### [Work instructions]
Quote all of the data that follows exactly as written, skipping the images.
+ + + + + + +
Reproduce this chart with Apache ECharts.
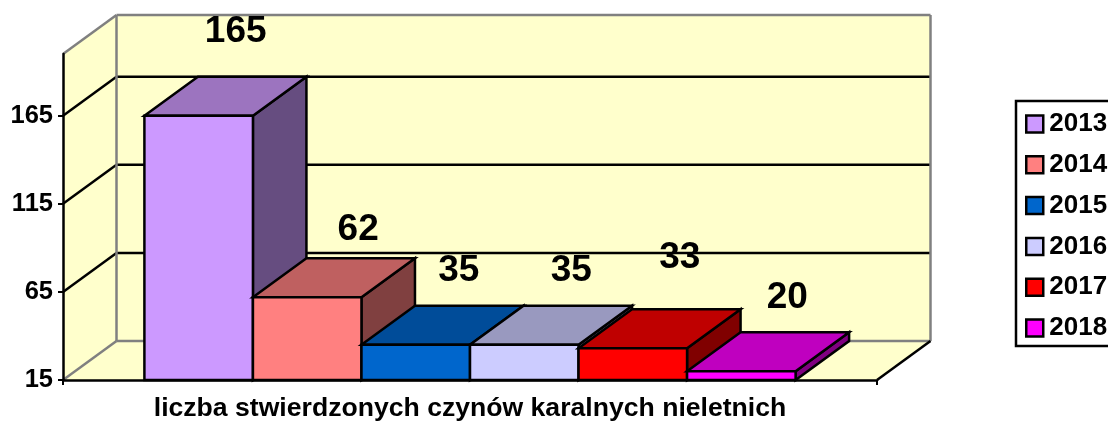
<!DOCTYPE html>
<html><head><meta charset="utf-8">
<style>html,body{margin:0;padding:0;background:#fff;overflow:hidden}#c{width:1108px;height:421px}</style>
<script src="https://cdn.jsdelivr.net/npm/echarts@6/dist/echarts.min.js"></script>
</head><body><div id="c"></div>
<script>
const category = ['liczba stwierdzonych czynów karalnych nieletnich'];
const years = ['2013','2014','2015','2016','2017','2018'];
const values = [165,62,35,35,33,20];
const yTicks = [15,65,115,165];
const yMin = 15, yMax = 200;

const frontColors = ['#CC99FF','#FF8080','#0066CC','#CCCCFF','#FF0000','#FF00FF'];
const topColors   = ['#9C74BF','#BF6060','#004C99','#9999BF','#BF0000','#BF00BF'];
const sideColors  = ['#664D80','#804040','#003366','#666680','#800000','#800080'];
// hand placement of the value labels, relative to the top-front centre of each bar
const labelDx = [37,51,43,47,47,46];
const labelDy = [-84,-67,-74,-74,-90,-73];

const DX = 53.5, DY = -39;
const FONT = '"Liberation Sans", Arial, sans-serif';
const GRAY = '#808080';

function poly(points, fill, stroke, z2){
  return {type:'polygon', z2, shape:{points}, style:{fill, stroke, lineWidth:2.5, lineJoin:'miter'}};
}
function seg(a,b,stroke,z2,lw){
  return {type:'line', z2, shape:{x1:a[0],y1:a[1],x2:b[0],y2:b[1]}, style:{stroke, lineWidth:lw||2.5, fill:null}};
}
function renderWalls(params, api){
  const cs = params.coordSys;
  const l = cs.x, r = cs.x + cs.width;
  const yb = api.coord([0,yMin])[1], yt = api.coord([0,yMax])[1];
  const kids = [
    poly([[l,yb],[l+DX,yb+DY],[l+DX,yt+DY],[l,yt]], '#FFFFCC', null, 1),
    poly([[l+DX,yt+DY],[r+DX,yt+DY],[r+DX,yb+DY],[l+DX,yb+DY]], '#FFFFCC', null, 1),
    poly([[l,yb],[r,yb],[r+DX,yb+DY],[l+DX,yb+DY]], '#FFFFCC', null, 1)
  ];
  yTicks.slice(1).forEach(v=>{
    const y = api.coord([0,v])[1];
    kids.push(seg([l,y],[l+DX,y+DY],'#000',2));
    kids.push(seg([l+DX,y+DY],[r+DX,y+DY],'#000',2));
  });
  kids.push(seg([l,yt],[l+DX,yt+DY],GRAY,3));
  kids.push(seg([l+DX,yt+DY],[r+DX,yt+DY],GRAY,3));
  kids.push(seg([r+DX,yt+DY],[r+DX,yb+DY],GRAY,3));
  kids.push(seg([l+DX,yt+DY],[l+DX,yb+DY],GRAY,3));
  kids.push(seg([l+DX,yb+DY],[r+DX,yb+DY],GRAY,3));
  kids.push(seg([l,yb],[l+DX,yb+DY],GRAY,3));
  kids.push(seg([r,yb],[r+DX,yb+DY],'#000',3));
  return {type:'group', children:kids};
}
function makeBar(i){
  return function(params, api){
    const w = api.size([1,0])[0]*0.8/years.length;
    const c = api.coord([0,api.value(1)]);
    const x0 = c[0] + (i-years.length/2)*w, x1 = x0+w;
    const yTop = c[1], yBot = api.coord([0,yMin])[1];
    const z = 10+i;
    return {type:'group', children:[
      poly([[x1,yTop],[x1+DX,yTop+DY],[x1+DX,yBot+DY],[x1,yBot]], sideColors[i], '#000', z),
      poly([[x0,yTop],[x1,yTop],[x1+DX,yTop+DY],[x0+DX,yTop+DY]], topColors[i], '#000', z),
      poly([[x0,yTop],[x1,yTop],[x1,yBot],[x0,yBot]], frontColors[i], '#000', z),
      {type:'text', z2:100, x:(x0+x1)/2+labelDx[i], y:yTop+labelDy[i],
       style:{text:String(values[i]), fill:'#000', font:'bold 37px '+FONT, align:'center', verticalAlign:'middle'}}
    ]};
  };
}
const series = [{type:'custom', z:0, silent:true, data:[[0,yMax]], renderItem:renderWalls}];
years.forEach((y,i)=>series.push({
  type:'custom', name:y, z:3, silent:true, itemStyle:{color:frontColors[i]},
  data:[[0,values[i]]], renderItem:makeBar(i)
}));

const chart = echarts.init(document.getElementById('c'), null, {renderer:'canvas'});
chart.setOption({
  animation:false, backgroundColor:'#fff',
  grid:{left:63, top:54, width:814, height:326, outerBoundsMode:'none'},
  xAxis:{type:'category', data:category, z:1,
    axisLine:{lineStyle:{color:'#000',width:2.5}},
    axisTick:{show:true, length:5, lineStyle:{color:'#000',width:2}},
    axisLabel:{color:'#000', fontFamily:FONT, fontWeight:'bold', fontSize:26.6, margin:15}},
  yAxis:{type:'value', min:yMin, max:yMax, z:1,
    axisLine:{show:true, lineStyle:{color:'#000',width:2.5}},
    axisTick:{show:true, length:5, lineStyle:{color:'#000',width:2}, customValues:yTicks},
    axisLabel:{color:'#000', fontFamily:FONT, fontWeight:'bold', fontSize:25.5, margin:10, customValues:yTicks},
    splitLine:{show:false}},
  legend:{orient:'vertical', left:1016, top:101, icon:'rect', itemWidth:17, itemHeight:17, itemGap:14.8,
    padding:[10,14,5,9], backgroundColor:'#fff', borderColor:'#000', borderWidth:2.5,
    selectedMode:false,
    textStyle:{color:'#000', fontFamily:FONT, fontWeight:'bold', fontSize:26, padding:[0,0,0,1]},
    data:years.map((y,i)=>({name:y, itemStyle:{color:frontColors[i], borderColor:'#000', borderWidth:2.5}}))},
  series
});
</script></body></html>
+ + + + + + +
### [Written solution]
Reproduce this chart with Apache ECharts.
<!DOCTYPE html>
<html><head><meta charset="utf-8">
<style>html,body{margin:0;padding:0;background:#fff;overflow:hidden}#c{width:1108px;height:421px}</style>
<script src="https://cdn.jsdelivr.net/npm/echarts@6/dist/echarts.min.js"></script>
</head><body><div id="c"></div>
<script>
const category = ['liczba stwierdzonych czynów karalnych nieletnich'];
const years = ['2013','2014','2015','2016','2017','2018'];
const values = [165,62,35,35,33,20];
const yTicks = [15,65,115,165];
const yMin = 15, yMax = 200;

const frontColors = ['#CC99FF','#FF8080','#0066CC','#CCCCFF','#FF0000','#FF00FF'];
const topColors   = ['#9C74BF','#BF6060','#004C99','#9999BF','#BF0000','#BF00BF'];
const sideColors  = ['#664D80','#804040','#003366','#666680','#800000','#800080'];
// hand placement of the value labels, relative to the top-front centre of each bar
const labelDx = [37,51,43,47,47,46];
const labelDy = [-84,-67,-74,-74,-90,-73];

const DX = 53.5, DY = -39;
const FONT = '"Liberation Sans", Arial, sans-serif';
const GRAY = '#808080';

function poly(points, fill, stroke, z2){
  return {type:'polygon', z2, shape:{points}, style:{fill, stroke, lineWidth:2.5, lineJoin:'miter'}};
}
function seg(a,b,stroke,z2,lw){
  return {type:'line', z2, shape:{x1:a[0],y1:a[1],x2:b[0],y2:b[1]}, style:{stroke, lineWidth:lw||2.5, fill:null}};
}
function renderWalls(params, api){
  const cs = params.coordSys;
  const l = cs.x, r = cs.x + cs.width;
  const yb = api.coord([0,yMin])[1], yt = api.coord([0,yMax])[1];
  const kids = [
    poly([[l,yb],[l+DX,yb+DY],[l+DX,yt+DY],[l,yt]], '#FFFFCC', null, 1),
    poly([[l+DX,yt+DY],[r+DX,yt+DY],[r+DX,yb+DY],[l+DX,yb+DY]], '#FFFFCC', null, 1),
    poly([[l,yb],[r,yb],[r+DX,yb+DY],[l+DX,yb+DY]], '#FFFFCC', null, 1)
  ];
  yTicks.slice(1).forEach(v=>{
    const y = api.coord([0,v])[1];
    kids.push(seg([l,y],[l+DX,y+DY],'#000',2));
    kids.push(seg([l+DX,y+DY],[r+DX,y+DY],'#000',2));
  });
  kids.push(seg([l,yt],[l+DX,yt+DY],GRAY,3));
  kids.push(seg([l+DX,yt+DY],[r+DX,yt+DY],GRAY,3));
  kids.push(seg([r+DX,yt+DY],[r+DX,yb+DY],GRAY,3));
  kids.push(seg([l+DX,yt+DY],[l+DX,yb+DY],GRAY,3));
  kids.push(seg([l+DX,yb+DY],[r+DX,yb+DY],GRAY,3));
  kids.push(seg([l,yb],[l+DX,yb+DY],GRAY,3));
  kids.push(seg([r,yb],[r+DX,yb+DY],'#000',3));
  return {type:'group', children:kids};
}
function makeBar(i){
  return function(params, api){
    const w = api.size([1,0])[0]*0.8/years.length;
    const c = api.coord([0,api.value(1)]);
    const x0 = c[0] + (i-years.length/2)*w, x1 = x0+w;
    const yTop = c[1], yBot = api.coord([0,yMin])[1];
    const z = 10+i;
    return {type:'group', children:[
      poly([[x1,yTop],[x1+DX,yTop+DY],[x1+DX,yBot+DY],[x1,yBot]], sideColors[i], '#000', z),
      poly([[x0,yTop],[x1,yTop],[x1+DX,yTop+DY],[x0+DX,yTop+DY]], topColors[i], '#000', z),
      poly([[x0,yTop],[x1,yTop],[x1,yBot],[x0,yBot]], frontColors[i], '#000', z),
      {type:'text', z2:100, x:(x0+x1)/2+labelDx[i], y:yTop+labelDy[i],
       style:{text:String(values[i]), fill:'#000', font:'bold 37px '+FONT, align:'center', verticalAlign:'middle'}}
    ]};
  };
}
const series = [{type:'custom', z:0, silent:true, data:[[0,yMax]], renderItem:renderWalls}];
years.forEach((y,i)=>series.push({
  type:'custom', name:y, z:3, silent:true, itemStyle:{color:frontColors[i]},
  data:[[0,values[i]]], renderItem:makeBar(i)
}));

const chart = echarts.init(document.getElementById('c'), null, {renderer:'canvas'});
chart.setOption({
  animation:false, backgroundColor:'#fff',
  grid:{left:63, top:54, width:814, height:326, outerBoundsMode:'none'},
  xAxis:{type:'category', data:category, z:1,
    axisLine:{lineStyle:{color:'#000',width:2.5}},
    axisTick:{show:true, length:5, lineStyle:{color:'#000',width:2}},
    axisLabel:{color:'#000', fontFamily:FONT, fontWeight:'bold', fontSize:26.6, margin:15}},
  yAxis:{type:'value', min:yMin, max:yMax, z:1,
    axisLine:{show:true, lineStyle:{color:'#000',width:2.5}},
    axisTick:{show:true, length:5, lineStyle:{color:'#000',width:2}, customValues:yTicks},
    axisLabel:{color:'#000', fontFamily:FONT, fontWeight:'bold', fontSize:25.5, margin:10, customValues:yTicks},
    splitLine:{show:false}},
  legend:{orient:'vertical', left:1016, top:101, icon:'rect', itemWidth:17, itemHeight:17, itemGap:14.8,
    padding:[10,14,5,9], backgroundColor:'#fff', borderColor:'#000', borderWidth:2.5,
    selectedMode:false,
    textStyle:{color:'#000', fontFamily:FONT, fontWeight:'bold', fontSize:26, padding:[0,0,0,1]},
    data:years.map((y,i)=>({name:y, itemStyle:{color:frontColors[i], borderColor:'#000', borderWidth:2.5}}))},
  series
});
</script></body></html>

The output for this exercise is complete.